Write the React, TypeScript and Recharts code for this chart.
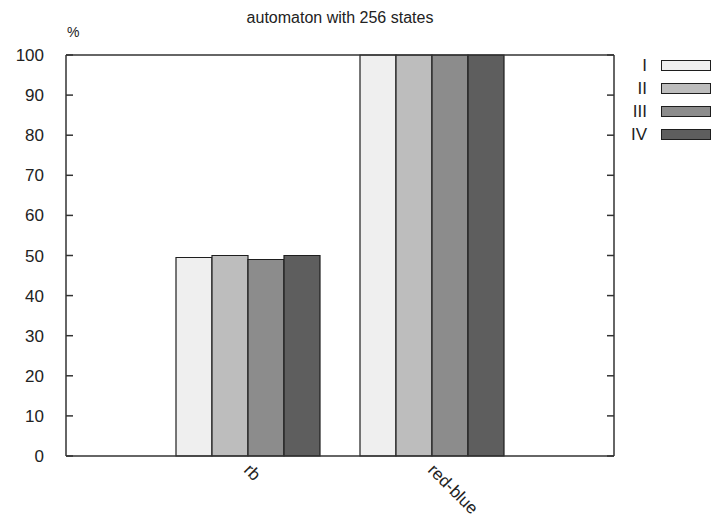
import React from 'react';
import { BarChart, Bar, XAxis, YAxis, ReferenceLine } from 'recharts';

const categories = ['rb', 'red-blue'];
const seriesI = [49.5, 100];
const seriesII = [50, 100];
const seriesIII = [49, 100];
const seriesIV = [50, 100];
const seriesNames = ['I', 'II', 'III', 'IV'];
const seriesColors = ['#efefef', '#bdbdbd', '#8c8c8c', '#5e5e5e'];
const yTicks = [0, 10, 20, 30, 40, 50, 60, 70, 80, 90, 100];
const title = 'automaton with 256 states';
const yUnit = '%';

const data = categories.map((c, i) => ({
  name: c,
  I: seriesI[i],
  II: seriesII[i],
  III: seriesIII[i],
  IV: seriesIV[i],
}));

const FONT = '"Liberation Sans", Arial, sans-serif';
const AXIS = '#333';
const CHART_W = 720;
const CHART_H = 523;
const LEFT_W = 66;
const RIGHT_W = 106;
const PLOT_W = CHART_W - LEFT_W - RIGHT_W;
const TICK_LEN = 7;

function LeftTick(props: any) {
  const { x, y, payload } = props;
  const px = Number(x);
  const py = Number(y);
  return (
    <g>
      <path d={`M${px},${py}H${px + TICK_LEN}`} stroke={AXIS} strokeWidth={1.5} fill="none" />
      <path d={`M${px + PLOT_W - TICK_LEN},${py}H${px + PLOT_W}`} stroke={AXIS} strokeWidth={1.5} fill="none" />
      <text x={px - 22} y={py} dy={6} textAnchor="end" fontSize={17} fill="#222" fontFamily={FONT}>
        {payload.value}
      </text>
    </g>
  );
}

function XTick(props: any) {
  const { x, y, payload } = props;
  const tx = x - 5;
  const ty = y + 7;
  return (
    <text
      x={tx}
      y={ty}
      transform={`rotate(45 ${tx} ${ty})`}
      textAnchor="start"
      fontSize={17}
      fill="#222"
      fontFamily={FONT}
    >
      {payload.value}
    </text>
  );
}

export default function App() {
  return (
    <div style={{ position: 'absolute', left: 0, top: 0, width: CHART_W, height: CHART_H, background: '#fff', fontFamily: FONT }}>
      <div style={{ position: 'absolute', left: LEFT_W, width: PLOT_W, top: 9, textAlign: 'center', fontSize: 16, color: '#222' }}>
        {title}
      </div>
      <div style={{ position: 'absolute', left: 67, top: 24, fontSize: 14, color: '#222' }}>{yUnit}</div>
      <BarChart
        width={CHART_W}
        height={CHART_H}
        data={data}
        margin={{ top: 55, right: 0, left: 0, bottom: 0 }}
        barSize={36}
        barGap={0}
      >
        <XAxis
          dataKey="name"
          xAxisId={0}
          height={67}
          padding={{ left: 90, right: 90 }}
          tickLine={false}
          axisLine={{ stroke: AXIS, strokeWidth: 1.5 }}
          tick={XTick}
          interval={0}
        />
        <YAxis
          yAxisId="left"
          orientation="left"
          width={LEFT_W}
          domain={[0, 100]}
          ticks={yTicks}
          tickLine={false}
          tickSize={0}
          tickMargin={0}
          axisLine={{ stroke: AXIS, strokeWidth: 1.5 }}
          tick={LeftTick}
          interval={0}
        />
        <YAxis
          yAxisId="right"
          orientation="right"
          width={RIGHT_W}
          domain={[0, 100]}
          ticks={yTicks}
          tickLine={false}
          tick={false}
          axisLine={{ stroke: AXIS, strokeWidth: 1.5 }}
        />
        <ReferenceLine yAxisId="left" y={100} stroke={AXIS} strokeWidth={1.5} />
        {seriesNames.map((n, i) => (
          <Bar
            key={n}
            dataKey={n}
            yAxisId="left"
            fill={seriesColors[i]}
            stroke="#1e1e1e"
            strokeWidth={1.2}
            isAnimationActive={false}
          />
        ))}
      </BarChart>
      <div style={{ position: 'absolute', left: 600, top: 54 }}>
        {seriesNames.map((n, i) => (
          <div key={n} style={{ display: 'flex', alignItems: 'center', height: 23 }}>
            <span style={{ width: 47, textAlign: 'right', fontSize: 17, color: '#222', lineHeight: '23px' }}>{n}</span>
            <span
              style={{
                marginLeft: 14,
                width: 48,
                height: 9,
                background: seriesColors[i],
                border: '1.2px solid #1e1e1e',
                display: 'inline-block',
              }}
            />
          </div>
        ))}
      </div>
    </div>
  );
}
________________________________________
_WHAT YOU WILL DO_.
Repeat only the lines between the start of the data and the line with "XAxis, YAxis, ReferenceLine", including those two lines, and skip the pictures.

_SOLUTION TO THIS EXERCISE_.
Write the React, TypeScript and Recharts code for this chart.
import React from 'react';
import { BarChart, Bar, XAxis, YAxis, ReferenceLine } from 'recharts';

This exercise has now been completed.